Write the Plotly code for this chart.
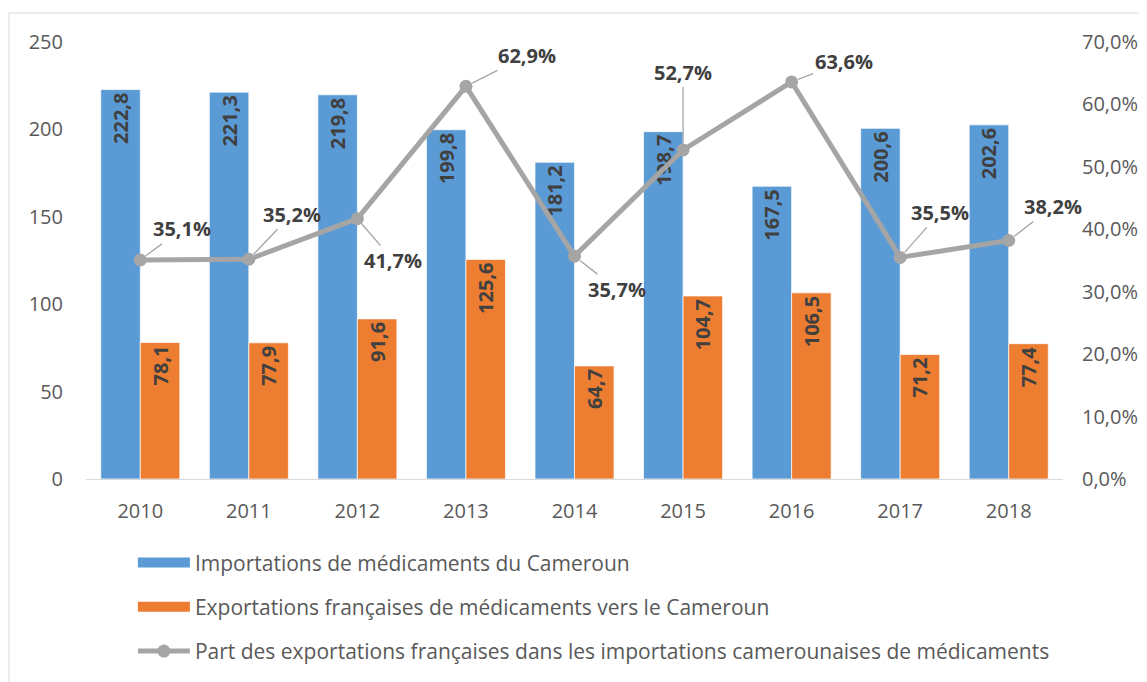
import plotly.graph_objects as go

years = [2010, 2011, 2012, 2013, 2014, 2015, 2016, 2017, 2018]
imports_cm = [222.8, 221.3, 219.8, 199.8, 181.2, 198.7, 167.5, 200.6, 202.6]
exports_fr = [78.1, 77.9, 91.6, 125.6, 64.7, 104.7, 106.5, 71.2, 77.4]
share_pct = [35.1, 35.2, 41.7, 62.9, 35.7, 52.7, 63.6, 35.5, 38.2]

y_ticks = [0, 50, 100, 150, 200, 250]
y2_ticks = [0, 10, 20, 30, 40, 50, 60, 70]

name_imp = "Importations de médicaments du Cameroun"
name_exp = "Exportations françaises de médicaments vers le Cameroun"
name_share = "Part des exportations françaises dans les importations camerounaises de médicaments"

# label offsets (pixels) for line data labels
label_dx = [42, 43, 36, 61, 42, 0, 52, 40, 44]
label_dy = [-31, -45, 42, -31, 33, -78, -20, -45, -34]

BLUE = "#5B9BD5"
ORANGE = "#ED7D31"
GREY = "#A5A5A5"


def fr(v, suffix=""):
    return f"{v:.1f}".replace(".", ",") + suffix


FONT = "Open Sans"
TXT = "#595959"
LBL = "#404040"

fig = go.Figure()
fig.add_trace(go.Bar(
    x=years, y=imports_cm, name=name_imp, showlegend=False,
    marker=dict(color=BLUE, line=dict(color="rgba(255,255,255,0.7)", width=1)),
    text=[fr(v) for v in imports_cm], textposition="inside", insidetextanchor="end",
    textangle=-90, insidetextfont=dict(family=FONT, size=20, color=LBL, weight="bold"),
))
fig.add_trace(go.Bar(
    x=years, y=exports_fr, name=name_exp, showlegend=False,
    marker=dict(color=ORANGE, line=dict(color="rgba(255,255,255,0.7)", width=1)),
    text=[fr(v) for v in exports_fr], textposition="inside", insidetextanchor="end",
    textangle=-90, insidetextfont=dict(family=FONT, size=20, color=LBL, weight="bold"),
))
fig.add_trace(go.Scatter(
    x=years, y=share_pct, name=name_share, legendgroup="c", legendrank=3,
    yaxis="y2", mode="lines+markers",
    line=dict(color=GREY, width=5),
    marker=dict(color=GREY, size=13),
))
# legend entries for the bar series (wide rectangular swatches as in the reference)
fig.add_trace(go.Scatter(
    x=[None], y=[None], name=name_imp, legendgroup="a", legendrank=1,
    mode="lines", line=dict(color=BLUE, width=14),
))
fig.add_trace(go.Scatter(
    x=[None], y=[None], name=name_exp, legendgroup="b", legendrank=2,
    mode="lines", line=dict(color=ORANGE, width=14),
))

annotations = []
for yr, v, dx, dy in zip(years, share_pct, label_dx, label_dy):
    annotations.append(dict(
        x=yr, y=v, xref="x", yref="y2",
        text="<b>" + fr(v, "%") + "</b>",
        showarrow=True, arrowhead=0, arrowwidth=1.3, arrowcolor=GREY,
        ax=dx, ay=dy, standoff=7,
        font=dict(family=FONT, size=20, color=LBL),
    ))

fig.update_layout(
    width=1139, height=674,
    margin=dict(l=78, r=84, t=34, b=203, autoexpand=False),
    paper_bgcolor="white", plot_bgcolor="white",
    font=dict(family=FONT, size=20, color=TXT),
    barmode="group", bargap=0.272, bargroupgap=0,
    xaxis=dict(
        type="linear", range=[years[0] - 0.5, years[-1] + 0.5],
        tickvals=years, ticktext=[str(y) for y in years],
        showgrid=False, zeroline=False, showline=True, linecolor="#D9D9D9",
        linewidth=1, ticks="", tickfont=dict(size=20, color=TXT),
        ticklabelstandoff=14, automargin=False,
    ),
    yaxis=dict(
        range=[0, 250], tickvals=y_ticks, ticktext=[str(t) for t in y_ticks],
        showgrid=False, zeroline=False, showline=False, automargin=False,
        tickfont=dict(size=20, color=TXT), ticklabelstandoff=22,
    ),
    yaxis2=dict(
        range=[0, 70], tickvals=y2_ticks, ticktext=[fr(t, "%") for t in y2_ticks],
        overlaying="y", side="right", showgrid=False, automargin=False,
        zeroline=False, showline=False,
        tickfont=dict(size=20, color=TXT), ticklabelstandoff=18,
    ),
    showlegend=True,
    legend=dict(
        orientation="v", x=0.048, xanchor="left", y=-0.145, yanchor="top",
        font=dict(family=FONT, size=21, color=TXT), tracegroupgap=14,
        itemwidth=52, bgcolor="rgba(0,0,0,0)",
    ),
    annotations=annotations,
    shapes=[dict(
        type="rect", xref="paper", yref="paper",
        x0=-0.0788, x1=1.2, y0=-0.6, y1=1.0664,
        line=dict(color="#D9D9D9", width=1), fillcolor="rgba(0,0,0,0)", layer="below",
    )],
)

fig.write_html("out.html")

▬▬▬▬▬▬

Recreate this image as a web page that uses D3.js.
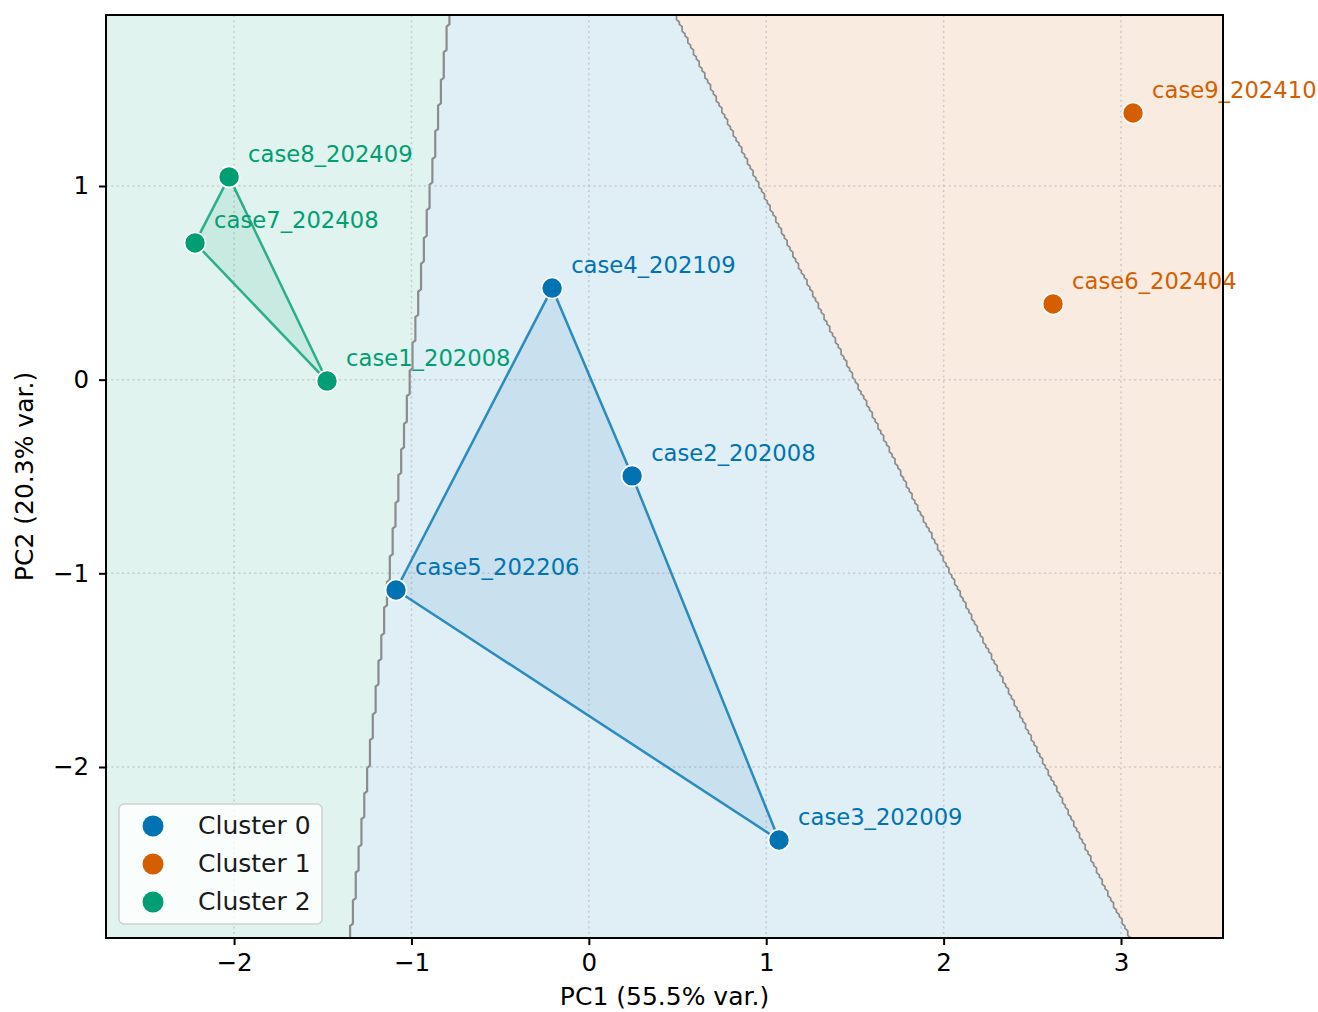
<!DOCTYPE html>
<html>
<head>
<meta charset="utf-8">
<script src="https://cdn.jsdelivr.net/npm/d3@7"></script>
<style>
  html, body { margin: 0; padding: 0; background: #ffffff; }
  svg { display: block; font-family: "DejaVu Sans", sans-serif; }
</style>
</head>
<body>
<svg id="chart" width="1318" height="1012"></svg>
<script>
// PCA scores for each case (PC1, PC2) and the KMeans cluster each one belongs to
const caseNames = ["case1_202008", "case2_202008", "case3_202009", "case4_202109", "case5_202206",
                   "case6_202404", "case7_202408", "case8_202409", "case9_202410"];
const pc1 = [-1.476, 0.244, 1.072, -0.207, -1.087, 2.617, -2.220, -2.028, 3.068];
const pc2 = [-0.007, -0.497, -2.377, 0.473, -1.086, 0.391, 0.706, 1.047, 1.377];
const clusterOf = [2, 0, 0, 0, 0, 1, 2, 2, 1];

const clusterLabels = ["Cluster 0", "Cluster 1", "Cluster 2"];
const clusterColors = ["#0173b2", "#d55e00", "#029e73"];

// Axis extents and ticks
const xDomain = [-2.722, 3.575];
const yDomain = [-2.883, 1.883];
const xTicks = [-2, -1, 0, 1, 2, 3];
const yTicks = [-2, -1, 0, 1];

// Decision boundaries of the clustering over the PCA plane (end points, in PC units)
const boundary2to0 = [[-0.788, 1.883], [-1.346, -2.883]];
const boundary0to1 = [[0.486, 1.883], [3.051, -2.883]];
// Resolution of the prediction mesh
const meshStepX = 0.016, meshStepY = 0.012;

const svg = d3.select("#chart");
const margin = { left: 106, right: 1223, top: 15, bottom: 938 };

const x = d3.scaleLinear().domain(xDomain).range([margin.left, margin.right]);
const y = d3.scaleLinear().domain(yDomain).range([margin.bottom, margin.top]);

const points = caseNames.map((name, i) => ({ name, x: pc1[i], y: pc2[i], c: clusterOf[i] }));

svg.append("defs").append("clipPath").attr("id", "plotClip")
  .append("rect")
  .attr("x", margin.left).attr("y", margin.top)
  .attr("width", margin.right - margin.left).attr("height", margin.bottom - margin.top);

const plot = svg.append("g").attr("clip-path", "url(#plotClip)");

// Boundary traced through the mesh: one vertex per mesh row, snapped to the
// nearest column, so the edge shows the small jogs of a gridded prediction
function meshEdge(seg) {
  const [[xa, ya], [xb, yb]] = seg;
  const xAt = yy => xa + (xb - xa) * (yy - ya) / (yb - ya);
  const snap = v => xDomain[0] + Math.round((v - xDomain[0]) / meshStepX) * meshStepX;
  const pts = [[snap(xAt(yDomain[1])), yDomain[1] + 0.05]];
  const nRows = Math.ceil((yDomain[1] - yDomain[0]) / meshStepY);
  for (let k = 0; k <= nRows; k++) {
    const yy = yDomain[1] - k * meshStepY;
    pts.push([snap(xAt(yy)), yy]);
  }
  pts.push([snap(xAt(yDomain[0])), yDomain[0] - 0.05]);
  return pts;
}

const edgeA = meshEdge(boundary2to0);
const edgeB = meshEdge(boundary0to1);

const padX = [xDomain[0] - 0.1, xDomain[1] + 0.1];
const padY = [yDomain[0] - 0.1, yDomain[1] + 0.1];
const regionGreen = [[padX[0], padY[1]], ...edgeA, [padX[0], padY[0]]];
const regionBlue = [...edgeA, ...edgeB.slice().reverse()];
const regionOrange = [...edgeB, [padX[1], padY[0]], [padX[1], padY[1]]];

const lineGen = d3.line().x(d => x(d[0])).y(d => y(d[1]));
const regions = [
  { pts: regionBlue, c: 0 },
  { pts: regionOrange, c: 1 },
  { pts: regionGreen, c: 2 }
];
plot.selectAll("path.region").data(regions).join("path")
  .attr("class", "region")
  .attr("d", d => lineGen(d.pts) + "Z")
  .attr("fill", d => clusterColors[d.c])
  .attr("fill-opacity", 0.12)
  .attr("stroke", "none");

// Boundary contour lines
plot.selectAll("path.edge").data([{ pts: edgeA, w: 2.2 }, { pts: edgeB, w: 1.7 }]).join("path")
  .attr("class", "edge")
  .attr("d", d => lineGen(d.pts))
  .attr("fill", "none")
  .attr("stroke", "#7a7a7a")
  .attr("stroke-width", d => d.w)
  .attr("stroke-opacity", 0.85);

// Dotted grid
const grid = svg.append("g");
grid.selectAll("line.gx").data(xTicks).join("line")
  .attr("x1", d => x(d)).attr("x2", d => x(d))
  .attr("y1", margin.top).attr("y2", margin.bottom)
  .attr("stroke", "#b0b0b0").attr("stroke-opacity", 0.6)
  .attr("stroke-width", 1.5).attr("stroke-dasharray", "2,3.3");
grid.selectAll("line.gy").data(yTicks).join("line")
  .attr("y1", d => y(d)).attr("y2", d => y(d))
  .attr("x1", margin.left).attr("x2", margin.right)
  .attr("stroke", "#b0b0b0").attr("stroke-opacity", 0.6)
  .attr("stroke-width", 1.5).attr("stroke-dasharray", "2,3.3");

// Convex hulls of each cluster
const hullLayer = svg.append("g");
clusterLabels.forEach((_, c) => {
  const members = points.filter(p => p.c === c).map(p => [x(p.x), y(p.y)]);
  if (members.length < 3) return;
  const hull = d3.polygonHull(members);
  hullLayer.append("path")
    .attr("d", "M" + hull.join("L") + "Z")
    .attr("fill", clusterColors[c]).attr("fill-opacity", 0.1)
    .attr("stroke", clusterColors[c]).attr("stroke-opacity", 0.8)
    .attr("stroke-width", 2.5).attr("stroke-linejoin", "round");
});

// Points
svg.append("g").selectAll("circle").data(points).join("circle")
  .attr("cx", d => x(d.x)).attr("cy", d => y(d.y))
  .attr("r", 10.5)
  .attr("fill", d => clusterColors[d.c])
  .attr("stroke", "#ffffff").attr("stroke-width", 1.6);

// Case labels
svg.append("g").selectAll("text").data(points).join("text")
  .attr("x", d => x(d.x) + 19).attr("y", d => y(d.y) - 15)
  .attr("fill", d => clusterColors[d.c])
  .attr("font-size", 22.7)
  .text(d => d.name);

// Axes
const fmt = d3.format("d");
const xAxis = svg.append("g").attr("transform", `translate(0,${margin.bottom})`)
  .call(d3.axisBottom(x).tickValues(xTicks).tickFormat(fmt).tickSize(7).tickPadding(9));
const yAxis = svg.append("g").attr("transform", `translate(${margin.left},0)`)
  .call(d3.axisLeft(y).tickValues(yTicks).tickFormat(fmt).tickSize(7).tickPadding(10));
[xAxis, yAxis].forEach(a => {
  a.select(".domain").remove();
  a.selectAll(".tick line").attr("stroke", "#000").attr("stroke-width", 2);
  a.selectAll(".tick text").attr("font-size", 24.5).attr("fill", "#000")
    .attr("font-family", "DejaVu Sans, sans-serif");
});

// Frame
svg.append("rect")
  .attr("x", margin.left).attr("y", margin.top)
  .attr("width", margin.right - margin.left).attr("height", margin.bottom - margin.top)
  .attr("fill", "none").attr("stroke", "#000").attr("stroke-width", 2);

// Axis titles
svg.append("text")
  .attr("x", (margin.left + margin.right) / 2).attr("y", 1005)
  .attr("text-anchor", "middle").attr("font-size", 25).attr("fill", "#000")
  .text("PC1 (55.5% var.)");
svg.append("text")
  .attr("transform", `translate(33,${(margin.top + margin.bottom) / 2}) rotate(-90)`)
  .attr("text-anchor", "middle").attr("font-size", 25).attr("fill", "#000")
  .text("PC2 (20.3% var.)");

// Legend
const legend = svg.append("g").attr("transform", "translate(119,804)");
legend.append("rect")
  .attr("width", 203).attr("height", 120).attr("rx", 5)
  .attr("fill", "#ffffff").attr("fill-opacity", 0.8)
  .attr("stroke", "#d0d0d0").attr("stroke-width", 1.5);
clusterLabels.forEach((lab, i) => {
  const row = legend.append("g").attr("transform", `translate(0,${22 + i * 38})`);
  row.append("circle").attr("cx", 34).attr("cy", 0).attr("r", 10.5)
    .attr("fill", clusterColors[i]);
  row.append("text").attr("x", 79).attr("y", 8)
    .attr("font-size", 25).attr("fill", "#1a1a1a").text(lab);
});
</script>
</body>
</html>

▬▬▬▬▬▬

▶ SET TASK
Everything from the line with "Write the Plotly code for this chart." down to the line with "import plotly.graph_objects as go" in the data above should be copied exactly, with both end lines kept and the pictures left out.

▶ RESPONSE TO THE EXERCISE
Write the Plotly code for this chart.
import plotly.graph_objects as go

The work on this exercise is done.